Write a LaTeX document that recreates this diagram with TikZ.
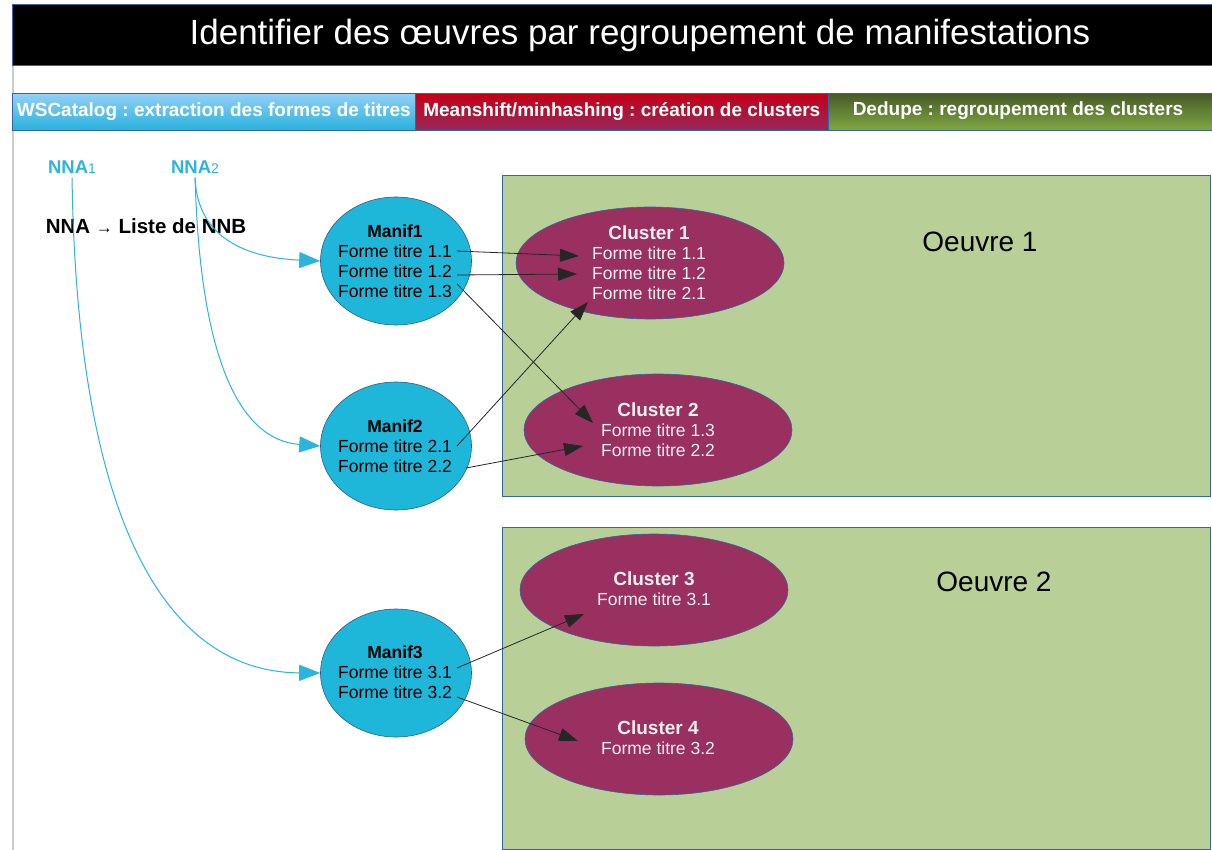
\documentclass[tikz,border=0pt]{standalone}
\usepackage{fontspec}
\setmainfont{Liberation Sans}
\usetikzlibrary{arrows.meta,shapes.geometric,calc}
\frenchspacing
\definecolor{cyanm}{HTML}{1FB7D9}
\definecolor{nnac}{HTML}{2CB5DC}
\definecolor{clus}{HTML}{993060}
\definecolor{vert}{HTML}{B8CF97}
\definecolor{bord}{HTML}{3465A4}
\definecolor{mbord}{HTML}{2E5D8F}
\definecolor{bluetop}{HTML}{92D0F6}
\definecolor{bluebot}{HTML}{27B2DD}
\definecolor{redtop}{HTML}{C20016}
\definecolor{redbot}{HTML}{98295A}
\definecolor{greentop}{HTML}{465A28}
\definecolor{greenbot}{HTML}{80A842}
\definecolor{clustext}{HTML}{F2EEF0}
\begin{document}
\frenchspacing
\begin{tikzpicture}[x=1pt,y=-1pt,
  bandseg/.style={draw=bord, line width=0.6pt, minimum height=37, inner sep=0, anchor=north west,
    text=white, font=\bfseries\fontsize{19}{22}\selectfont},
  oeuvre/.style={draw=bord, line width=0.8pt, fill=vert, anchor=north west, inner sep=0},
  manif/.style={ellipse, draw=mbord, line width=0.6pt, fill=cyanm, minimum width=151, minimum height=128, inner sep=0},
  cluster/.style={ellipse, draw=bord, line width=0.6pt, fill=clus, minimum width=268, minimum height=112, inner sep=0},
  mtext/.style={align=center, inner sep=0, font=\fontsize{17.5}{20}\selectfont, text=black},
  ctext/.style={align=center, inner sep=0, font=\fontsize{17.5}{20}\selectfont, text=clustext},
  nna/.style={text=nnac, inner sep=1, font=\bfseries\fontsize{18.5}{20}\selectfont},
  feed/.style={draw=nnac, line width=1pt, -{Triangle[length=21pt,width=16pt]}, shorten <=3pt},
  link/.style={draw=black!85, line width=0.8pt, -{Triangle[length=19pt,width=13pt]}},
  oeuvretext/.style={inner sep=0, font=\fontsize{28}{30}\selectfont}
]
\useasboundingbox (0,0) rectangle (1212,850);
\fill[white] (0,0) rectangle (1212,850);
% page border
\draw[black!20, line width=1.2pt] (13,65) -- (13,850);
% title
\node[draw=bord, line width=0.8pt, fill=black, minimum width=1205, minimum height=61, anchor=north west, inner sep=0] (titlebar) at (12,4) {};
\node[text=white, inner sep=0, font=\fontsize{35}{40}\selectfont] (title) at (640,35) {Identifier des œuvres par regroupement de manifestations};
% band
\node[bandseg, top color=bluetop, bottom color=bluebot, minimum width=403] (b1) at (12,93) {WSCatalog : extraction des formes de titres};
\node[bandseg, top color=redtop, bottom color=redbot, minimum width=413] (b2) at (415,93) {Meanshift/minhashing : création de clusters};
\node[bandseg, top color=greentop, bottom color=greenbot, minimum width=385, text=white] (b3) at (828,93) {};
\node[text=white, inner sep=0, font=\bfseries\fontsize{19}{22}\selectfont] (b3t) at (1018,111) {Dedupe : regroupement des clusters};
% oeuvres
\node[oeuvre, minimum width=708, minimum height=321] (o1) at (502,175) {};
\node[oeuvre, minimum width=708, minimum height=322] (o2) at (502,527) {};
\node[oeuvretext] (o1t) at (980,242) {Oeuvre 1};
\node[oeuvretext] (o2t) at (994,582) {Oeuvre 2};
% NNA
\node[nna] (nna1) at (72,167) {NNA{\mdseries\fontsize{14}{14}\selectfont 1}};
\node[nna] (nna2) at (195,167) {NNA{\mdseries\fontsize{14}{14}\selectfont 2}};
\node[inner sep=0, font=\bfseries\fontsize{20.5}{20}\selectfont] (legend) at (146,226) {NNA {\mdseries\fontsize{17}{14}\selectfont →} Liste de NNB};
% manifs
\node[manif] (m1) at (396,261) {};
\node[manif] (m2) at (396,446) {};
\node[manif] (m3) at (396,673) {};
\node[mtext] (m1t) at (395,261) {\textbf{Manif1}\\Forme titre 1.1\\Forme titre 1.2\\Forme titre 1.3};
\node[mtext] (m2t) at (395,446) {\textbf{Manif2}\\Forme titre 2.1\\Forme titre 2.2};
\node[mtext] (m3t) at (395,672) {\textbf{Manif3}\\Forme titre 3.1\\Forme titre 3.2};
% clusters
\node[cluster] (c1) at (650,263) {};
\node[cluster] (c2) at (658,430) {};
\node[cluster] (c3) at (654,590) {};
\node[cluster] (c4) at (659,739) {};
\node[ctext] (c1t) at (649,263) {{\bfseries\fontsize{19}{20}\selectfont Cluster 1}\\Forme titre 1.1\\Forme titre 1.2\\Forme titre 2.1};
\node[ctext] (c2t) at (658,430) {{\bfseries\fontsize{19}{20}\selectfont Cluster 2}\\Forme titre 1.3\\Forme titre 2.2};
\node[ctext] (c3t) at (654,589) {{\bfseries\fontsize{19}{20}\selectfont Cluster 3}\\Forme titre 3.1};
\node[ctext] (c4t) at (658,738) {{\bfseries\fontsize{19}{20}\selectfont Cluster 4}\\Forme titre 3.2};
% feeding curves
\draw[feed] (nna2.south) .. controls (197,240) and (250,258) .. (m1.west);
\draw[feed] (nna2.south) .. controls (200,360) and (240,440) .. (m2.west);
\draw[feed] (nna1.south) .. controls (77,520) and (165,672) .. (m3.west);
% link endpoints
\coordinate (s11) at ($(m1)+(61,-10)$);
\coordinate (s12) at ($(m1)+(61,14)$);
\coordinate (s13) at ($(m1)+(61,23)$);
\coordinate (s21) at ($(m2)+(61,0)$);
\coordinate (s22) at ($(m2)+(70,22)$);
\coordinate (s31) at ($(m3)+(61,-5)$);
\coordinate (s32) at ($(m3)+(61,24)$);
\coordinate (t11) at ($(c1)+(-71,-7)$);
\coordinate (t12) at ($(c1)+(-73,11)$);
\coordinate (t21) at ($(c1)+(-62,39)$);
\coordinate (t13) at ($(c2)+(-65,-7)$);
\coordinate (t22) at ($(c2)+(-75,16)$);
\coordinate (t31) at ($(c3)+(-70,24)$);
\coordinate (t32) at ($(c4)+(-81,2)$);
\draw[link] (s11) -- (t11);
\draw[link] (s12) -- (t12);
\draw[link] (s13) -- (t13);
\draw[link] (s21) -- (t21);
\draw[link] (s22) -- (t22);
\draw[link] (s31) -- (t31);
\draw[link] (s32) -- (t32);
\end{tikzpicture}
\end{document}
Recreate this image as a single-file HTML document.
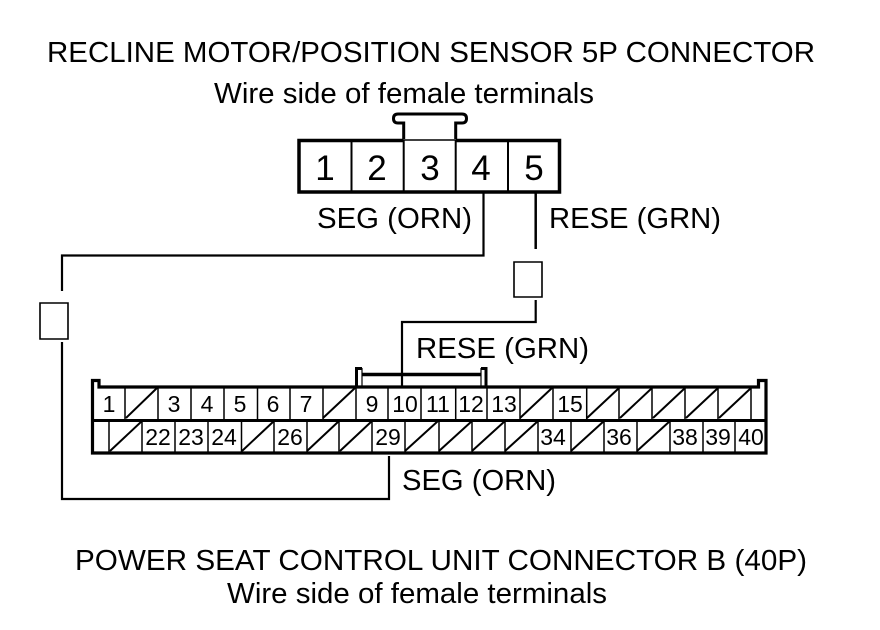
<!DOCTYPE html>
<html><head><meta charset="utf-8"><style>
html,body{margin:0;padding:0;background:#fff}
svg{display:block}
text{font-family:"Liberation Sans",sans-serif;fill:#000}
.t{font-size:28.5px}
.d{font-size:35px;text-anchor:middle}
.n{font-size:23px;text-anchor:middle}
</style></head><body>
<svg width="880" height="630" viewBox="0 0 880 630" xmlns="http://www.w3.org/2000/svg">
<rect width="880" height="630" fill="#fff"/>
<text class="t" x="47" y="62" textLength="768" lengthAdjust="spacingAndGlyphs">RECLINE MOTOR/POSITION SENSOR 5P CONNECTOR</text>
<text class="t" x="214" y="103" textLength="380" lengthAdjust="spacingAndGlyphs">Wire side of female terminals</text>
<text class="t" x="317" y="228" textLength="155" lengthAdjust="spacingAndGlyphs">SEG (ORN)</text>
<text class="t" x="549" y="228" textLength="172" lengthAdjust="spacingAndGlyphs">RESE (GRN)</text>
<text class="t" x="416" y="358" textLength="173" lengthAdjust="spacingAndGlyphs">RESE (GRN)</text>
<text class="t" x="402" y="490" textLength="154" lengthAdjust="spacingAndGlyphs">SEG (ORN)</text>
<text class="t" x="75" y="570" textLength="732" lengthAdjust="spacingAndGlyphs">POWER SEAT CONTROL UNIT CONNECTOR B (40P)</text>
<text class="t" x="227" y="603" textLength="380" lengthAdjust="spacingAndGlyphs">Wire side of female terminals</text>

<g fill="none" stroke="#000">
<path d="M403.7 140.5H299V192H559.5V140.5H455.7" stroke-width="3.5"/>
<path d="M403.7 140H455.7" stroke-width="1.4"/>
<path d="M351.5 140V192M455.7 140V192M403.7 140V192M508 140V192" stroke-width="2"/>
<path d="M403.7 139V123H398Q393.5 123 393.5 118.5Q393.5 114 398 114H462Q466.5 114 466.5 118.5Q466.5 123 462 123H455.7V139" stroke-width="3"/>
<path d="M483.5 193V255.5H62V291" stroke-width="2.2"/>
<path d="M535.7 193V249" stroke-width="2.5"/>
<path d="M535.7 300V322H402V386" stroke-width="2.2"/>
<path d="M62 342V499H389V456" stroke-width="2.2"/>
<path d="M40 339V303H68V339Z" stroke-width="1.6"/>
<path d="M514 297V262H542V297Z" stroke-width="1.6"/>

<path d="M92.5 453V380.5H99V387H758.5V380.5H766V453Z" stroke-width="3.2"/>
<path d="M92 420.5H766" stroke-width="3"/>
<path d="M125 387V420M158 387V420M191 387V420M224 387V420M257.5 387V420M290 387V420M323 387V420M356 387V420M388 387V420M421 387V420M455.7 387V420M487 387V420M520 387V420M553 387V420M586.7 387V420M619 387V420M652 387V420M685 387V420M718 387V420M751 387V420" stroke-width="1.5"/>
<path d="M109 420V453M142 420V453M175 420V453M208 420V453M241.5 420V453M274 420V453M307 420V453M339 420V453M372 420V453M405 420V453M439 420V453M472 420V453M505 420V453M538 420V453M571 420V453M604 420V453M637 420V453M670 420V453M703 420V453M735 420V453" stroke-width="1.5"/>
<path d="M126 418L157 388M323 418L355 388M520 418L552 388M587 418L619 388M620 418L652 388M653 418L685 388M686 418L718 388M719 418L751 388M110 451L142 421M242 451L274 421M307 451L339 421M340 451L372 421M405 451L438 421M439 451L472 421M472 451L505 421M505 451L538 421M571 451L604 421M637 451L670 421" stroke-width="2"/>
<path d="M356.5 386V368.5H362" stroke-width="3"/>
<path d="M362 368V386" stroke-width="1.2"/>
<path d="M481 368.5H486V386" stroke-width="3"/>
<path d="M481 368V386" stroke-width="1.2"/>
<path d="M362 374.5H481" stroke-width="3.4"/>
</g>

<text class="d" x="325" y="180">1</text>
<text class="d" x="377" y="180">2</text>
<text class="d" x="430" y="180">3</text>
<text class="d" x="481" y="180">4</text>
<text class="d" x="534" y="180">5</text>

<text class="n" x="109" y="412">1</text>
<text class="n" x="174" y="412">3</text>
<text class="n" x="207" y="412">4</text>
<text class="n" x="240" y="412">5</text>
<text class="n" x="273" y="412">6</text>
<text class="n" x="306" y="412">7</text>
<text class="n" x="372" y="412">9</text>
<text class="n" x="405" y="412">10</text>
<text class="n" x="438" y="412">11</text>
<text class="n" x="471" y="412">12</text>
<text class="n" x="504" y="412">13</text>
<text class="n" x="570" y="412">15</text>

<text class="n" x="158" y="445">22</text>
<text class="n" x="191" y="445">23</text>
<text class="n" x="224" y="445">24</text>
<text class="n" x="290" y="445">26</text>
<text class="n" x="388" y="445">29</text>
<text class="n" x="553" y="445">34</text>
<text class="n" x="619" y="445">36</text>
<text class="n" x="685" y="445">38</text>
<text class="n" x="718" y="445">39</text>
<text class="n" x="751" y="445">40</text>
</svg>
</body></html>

**To do**
Identify how many lines in the entries above contain the word "this" and provide only that figure.

**Completed exercise**
2